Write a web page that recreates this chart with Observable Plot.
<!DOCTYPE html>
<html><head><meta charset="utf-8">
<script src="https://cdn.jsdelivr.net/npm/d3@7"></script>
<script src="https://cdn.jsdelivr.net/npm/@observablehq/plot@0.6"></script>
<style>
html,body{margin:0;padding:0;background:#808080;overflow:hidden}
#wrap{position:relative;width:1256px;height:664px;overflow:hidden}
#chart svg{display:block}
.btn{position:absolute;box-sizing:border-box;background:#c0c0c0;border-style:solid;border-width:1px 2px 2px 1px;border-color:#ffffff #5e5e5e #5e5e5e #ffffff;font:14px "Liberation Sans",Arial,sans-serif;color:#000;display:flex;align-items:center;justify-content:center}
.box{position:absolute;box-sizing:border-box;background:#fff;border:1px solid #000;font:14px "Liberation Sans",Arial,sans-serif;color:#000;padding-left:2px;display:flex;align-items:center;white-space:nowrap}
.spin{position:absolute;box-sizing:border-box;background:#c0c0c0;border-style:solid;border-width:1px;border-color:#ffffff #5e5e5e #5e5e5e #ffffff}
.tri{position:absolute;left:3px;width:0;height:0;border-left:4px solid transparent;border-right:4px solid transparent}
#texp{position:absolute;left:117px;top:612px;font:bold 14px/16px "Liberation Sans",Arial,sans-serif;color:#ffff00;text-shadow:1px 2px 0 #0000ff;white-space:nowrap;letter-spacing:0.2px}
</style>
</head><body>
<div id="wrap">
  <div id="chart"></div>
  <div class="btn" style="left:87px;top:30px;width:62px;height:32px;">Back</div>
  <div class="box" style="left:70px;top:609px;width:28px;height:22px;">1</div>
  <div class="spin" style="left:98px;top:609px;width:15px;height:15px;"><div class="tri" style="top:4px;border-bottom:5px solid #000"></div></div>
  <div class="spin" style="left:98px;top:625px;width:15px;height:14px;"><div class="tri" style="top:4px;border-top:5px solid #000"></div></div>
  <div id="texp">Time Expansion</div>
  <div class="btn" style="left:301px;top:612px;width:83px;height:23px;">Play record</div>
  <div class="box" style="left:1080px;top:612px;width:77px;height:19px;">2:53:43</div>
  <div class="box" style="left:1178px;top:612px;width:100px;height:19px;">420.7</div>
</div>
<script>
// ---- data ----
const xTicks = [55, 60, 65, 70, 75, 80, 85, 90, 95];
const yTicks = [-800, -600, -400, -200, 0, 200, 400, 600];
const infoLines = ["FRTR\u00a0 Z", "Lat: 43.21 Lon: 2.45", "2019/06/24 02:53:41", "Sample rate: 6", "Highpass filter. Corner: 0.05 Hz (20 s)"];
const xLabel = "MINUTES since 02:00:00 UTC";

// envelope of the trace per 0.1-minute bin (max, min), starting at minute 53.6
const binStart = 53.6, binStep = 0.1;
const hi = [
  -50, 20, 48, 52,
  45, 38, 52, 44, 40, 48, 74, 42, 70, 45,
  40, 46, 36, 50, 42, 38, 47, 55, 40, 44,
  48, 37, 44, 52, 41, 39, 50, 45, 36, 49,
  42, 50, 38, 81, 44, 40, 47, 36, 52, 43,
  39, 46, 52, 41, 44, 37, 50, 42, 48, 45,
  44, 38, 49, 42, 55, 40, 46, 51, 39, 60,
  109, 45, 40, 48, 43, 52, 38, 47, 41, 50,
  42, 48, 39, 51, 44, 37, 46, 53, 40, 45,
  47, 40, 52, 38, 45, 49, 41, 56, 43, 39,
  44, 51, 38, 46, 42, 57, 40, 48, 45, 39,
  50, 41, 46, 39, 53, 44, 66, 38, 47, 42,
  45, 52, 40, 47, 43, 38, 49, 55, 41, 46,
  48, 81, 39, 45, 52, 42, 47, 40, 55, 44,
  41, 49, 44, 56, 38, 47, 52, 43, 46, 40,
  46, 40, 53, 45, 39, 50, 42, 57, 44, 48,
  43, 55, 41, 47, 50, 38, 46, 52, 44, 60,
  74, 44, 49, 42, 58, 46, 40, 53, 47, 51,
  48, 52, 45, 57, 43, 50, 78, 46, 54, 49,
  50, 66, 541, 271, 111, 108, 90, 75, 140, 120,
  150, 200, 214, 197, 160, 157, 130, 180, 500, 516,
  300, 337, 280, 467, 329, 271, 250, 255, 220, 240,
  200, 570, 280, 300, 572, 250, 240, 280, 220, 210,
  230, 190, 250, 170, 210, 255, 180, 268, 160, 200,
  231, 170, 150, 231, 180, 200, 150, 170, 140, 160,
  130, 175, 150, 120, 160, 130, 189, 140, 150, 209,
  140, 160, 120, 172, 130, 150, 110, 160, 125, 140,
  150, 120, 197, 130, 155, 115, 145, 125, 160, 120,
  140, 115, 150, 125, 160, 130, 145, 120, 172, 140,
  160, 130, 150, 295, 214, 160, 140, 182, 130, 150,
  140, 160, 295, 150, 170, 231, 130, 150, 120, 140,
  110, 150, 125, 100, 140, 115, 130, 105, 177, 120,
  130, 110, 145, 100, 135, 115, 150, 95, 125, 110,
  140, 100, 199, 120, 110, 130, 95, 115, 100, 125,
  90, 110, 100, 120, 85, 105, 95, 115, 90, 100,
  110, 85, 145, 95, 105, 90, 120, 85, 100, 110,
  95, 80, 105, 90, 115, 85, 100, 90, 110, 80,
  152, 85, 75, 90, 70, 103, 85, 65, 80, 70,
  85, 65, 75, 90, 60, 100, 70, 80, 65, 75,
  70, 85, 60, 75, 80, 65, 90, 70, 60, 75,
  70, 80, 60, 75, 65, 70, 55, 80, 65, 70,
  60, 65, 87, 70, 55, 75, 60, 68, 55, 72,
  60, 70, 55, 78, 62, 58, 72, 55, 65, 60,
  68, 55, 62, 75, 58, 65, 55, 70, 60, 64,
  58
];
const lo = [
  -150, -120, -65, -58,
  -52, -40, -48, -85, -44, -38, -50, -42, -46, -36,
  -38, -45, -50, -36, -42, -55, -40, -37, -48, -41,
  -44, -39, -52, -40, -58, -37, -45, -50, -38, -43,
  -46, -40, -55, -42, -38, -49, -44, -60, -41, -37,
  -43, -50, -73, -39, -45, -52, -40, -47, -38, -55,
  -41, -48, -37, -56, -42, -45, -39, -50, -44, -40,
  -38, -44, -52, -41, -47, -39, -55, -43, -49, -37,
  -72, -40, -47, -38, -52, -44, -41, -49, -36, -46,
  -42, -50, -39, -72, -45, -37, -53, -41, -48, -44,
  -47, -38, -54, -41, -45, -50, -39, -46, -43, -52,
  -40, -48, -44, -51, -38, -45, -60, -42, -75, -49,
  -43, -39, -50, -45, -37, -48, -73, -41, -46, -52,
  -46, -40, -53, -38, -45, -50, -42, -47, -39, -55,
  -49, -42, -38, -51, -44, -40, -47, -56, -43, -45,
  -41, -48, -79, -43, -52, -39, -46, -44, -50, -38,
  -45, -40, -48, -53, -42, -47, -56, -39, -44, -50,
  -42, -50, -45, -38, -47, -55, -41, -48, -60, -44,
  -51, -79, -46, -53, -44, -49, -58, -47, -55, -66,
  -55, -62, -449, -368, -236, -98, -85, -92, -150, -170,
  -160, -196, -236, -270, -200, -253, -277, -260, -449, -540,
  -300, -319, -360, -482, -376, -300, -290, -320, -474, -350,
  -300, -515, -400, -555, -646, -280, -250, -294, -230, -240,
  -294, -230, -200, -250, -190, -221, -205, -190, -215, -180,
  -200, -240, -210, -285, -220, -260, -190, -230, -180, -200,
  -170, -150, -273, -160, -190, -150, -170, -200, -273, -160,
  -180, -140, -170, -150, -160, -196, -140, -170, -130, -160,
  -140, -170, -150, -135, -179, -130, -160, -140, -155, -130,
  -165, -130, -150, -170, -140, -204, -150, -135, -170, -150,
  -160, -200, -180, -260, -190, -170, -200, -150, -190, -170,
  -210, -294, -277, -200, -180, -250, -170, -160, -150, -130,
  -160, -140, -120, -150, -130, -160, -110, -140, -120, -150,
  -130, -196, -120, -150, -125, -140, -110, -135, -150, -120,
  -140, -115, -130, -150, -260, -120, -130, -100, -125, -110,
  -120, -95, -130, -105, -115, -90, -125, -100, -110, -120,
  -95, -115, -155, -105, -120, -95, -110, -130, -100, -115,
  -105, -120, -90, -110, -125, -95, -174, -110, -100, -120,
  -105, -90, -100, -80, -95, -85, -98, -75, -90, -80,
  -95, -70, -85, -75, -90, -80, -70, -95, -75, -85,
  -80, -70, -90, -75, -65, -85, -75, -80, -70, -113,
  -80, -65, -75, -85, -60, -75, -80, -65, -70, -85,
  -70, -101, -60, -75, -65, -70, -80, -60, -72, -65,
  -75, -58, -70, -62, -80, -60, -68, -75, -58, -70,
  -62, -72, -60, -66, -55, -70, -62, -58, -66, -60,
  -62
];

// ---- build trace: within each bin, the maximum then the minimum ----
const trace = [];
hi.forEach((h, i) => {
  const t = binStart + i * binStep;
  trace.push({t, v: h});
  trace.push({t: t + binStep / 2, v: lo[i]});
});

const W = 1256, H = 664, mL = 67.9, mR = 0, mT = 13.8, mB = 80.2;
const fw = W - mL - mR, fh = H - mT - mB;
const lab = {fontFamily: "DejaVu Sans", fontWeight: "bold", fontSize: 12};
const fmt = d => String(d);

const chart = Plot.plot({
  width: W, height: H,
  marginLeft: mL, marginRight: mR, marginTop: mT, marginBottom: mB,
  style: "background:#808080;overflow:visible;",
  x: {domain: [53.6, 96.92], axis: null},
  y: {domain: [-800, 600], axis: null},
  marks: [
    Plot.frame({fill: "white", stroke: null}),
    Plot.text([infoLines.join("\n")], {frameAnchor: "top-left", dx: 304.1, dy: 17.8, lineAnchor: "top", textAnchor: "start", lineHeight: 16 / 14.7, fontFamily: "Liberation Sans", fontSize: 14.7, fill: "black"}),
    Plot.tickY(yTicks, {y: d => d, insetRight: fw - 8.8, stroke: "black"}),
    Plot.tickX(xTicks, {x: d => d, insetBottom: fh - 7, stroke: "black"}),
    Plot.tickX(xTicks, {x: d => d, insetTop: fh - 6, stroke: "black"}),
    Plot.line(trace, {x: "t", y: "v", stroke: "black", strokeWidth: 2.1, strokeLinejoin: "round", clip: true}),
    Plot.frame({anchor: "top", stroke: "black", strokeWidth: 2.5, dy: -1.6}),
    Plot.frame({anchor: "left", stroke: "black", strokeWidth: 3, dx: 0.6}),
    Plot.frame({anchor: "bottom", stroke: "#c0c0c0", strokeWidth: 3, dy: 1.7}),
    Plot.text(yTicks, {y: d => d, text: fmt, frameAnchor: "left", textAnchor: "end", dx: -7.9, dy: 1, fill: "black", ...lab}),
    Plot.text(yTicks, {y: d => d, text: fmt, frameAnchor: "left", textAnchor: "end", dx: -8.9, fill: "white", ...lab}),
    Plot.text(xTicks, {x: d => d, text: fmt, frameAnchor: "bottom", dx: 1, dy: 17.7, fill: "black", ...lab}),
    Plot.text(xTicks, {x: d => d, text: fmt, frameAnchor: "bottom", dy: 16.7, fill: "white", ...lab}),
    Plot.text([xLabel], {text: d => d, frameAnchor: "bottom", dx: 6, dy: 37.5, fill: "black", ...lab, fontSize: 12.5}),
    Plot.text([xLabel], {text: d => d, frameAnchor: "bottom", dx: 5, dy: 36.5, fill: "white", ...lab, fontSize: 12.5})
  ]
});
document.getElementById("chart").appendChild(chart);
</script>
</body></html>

**What you have to do:** Looking at the listing above, count the lines that contain "chart" and give nothing but the number.

**The completed task:** 5